* [Exercise]
Reproduce the listing below in full and without alteration, apart from its pictures.

* [Dataset excerpt]
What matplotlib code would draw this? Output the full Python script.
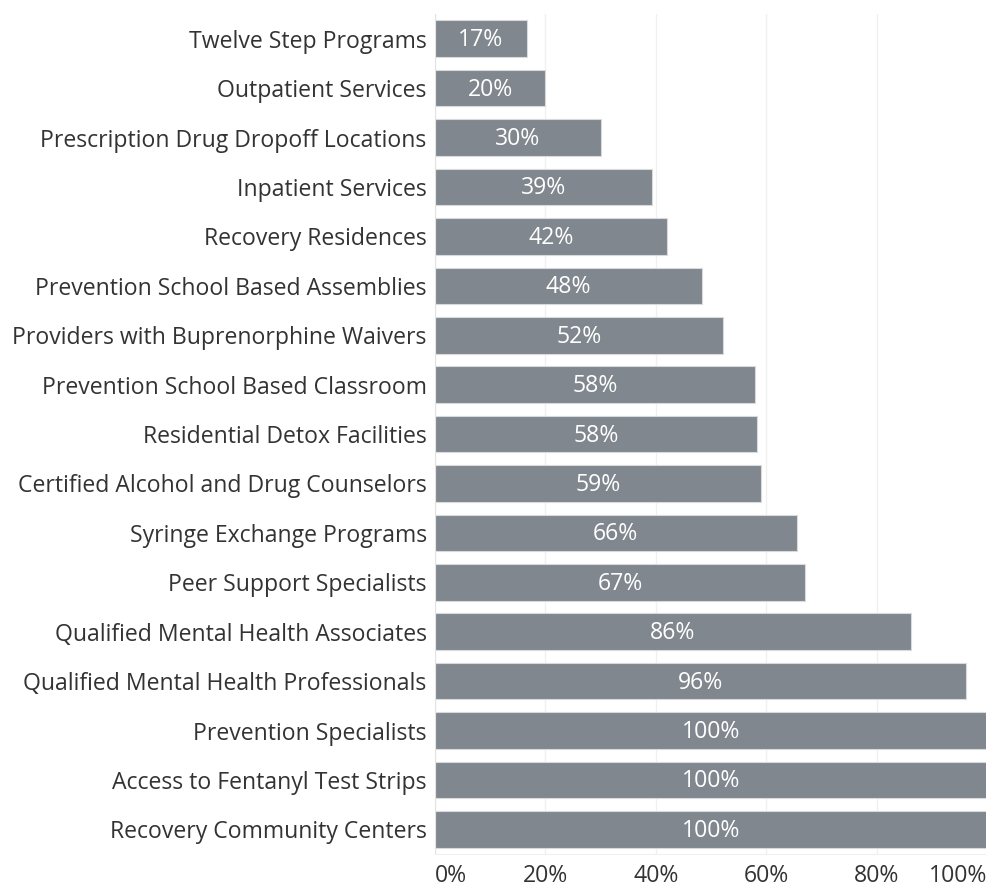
import matplotlib
matplotlib.use('Agg')
import matplotlib.pyplot as plt

categories = [
    'Twelve Step Programs',
    'Outpatient Services',
    'Prescription Drug Dropoff Locations',
    'Inpatient Services',
    'Recovery Residences',
    'Prevention School Based Assemblies',
    'Providers with Buprenorphine Waivers',
    'Prevention School Based Classroom',
    'Residential Detox Facilities',
    'Certified Alcohol and Drug Counselors',
    'Syringe Exchange Programs',
    'Peer Support Specialists',
    'Qualified Mental Health Associates',
    'Qualified Mental Health Professionals',
    'Prevention Specialists',
    'Access to Fentanyl Test Strips',
    'Recovery Community Centers',
]
values = [16.6, 20.0, 30.1, 39.4, 42.1, 48.3, 52.1, 57.9, 58.4, 59.0,
          65.5, 67.0, 86.2, 96.2, 100.0, 100.0, 100.0]
tick_values = [0, 20, 40, 60, 80, 100]
tick_labels = ['0%', '20%', '40%', '60%', '80%', '100%']

plt.rcParams['font.family'] = ['Open Sans', 'DejaVu Sans']
bar_color = '#80878e'
text_color = '#333333'
fs = 16.6

fig = plt.figure(figsize=(9.87, 8.90), dpi=100)
ax = fig.add_axes([0.4407, 0.0404, 0.5593, 0.9438])

y = list(range(len(categories)))
ax.barh(y, values, height=0.74, color=bar_color, edgecolor='#d8dadc', linewidth=0.8, zorder=2)
for yi, v in zip(y, values):
    ax.text(v / 2, yi + 0.03, f'{round(v)}%', ha='center', va='center',
            color='white', fontsize=fs, fontweight='medium', zorder=3)

ax.set_ylim(len(categories) - 0.5, -0.5)
ax.set_xlim(0, 100)
ax.set_yticks(y)
ax.set_yticklabels(categories, fontsize=fs, color=text_color)
ax.set_xticks(tick_values)
ax.set_xticklabels(tick_labels, fontsize=fs, color=text_color)
xl = ax.get_xticklabels()
xl[0].set_ha('left')
xl[-1].set_ha('right')
ax.tick_params(axis='y', length=0, pad=6)
ax.tick_params(axis='x', length=0, pad=7)

ax.grid(axis='x', color='#f0f0f0', linewidth=1, zorder=0)
for s in ['top', 'right']:
    ax.spines[s].set_visible(False)
ax.spines['left'].set_color('#e3e3e3')
ax.spines['bottom'].set_color('#f0f0f0')

fig.savefig('out.png', dpi=100)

* [Task result]
What matplotlib code would draw this? Output the full Python script.
import matplotlib
matplotlib.use('Agg')
import matplotlib.pyplot as plt

categories = [
    'Twelve Step Programs',
    'Outpatient Services',
    'Prescription Drug Dropoff Locations',
    'Inpatient Services',
    'Recovery Residences',
    'Prevention School Based Assemblies',
    'Providers with Buprenorphine Waivers',
    'Prevention School Based Classroom',
    'Residential Detox Facilities',
    'Certified Alcohol and Drug Counselors',
    'Syringe Exchange Programs',
    'Peer Support Specialists',
    'Qualified Mental Health Associates',
    'Qualified Mental Health Professionals',
    'Prevention Specialists',
    'Access to Fentanyl Test Strips',
    'Recovery Community Centers',
]
values = [16.6, 20.0, 30.1, 39.4, 42.1, 48.3, 52.1, 57.9, 58.4, 59.0,
          65.5, 67.0, 86.2, 96.2, 100.0, 100.0, 100.0]
tick_values = [0, 20, 40, 60, 80, 100]
tick_labels = ['0%', '20%', '40%', '60%', '80%', '100%']

plt.rcParams['font.family'] = ['Open Sans', 'DejaVu Sans']
bar_color = '#80878e'
text_color = '#333333'
fs = 16.6

fig = plt.figure(figsize=(9.87, 8.90), dpi=100)
ax = fig.add_axes([0.4407, 0.0404, 0.5593, 0.9438])

y = list(range(len(categories)))
ax.barh(y, values, height=0.74, color=bar_color, edgecolor='#d8dadc', linewidth=0.8, zorder=2)
for yi, v in zip(y, values):
    ax.text(v / 2, yi + 0.03, f'{round(v)}%', ha='center', va='center',
            color='white', fontsize=fs, fontweight='medium', zorder=3)

ax.set_ylim(len(categories) - 0.5, -0.5)
ax.set_xlim(0, 100)
ax.set_yticks(y)
ax.set_yticklabels(categories, fontsize=fs, color=text_color)
ax.set_xticks(tick_values)
ax.set_xticklabels(tick_labels, fontsize=fs, color=text_color)
xl = ax.get_xticklabels()
xl[0].set_ha('left')
xl[-1].set_ha('right')
ax.tick_params(axis='y', length=0, pad=6)
ax.tick_params(axis='x', length=0, pad=7)

ax.grid(axis='x', color='#f0f0f0', linewidth=1, zorder=0)
for s in ['top', 'right']:
    ax.spines[s].set_visible(False)
ax.spines['left'].set_color('#e3e3e3')
ax.spines['bottom'].set_color('#f0f0f0')

fig.savefig('out.png', dpi=100)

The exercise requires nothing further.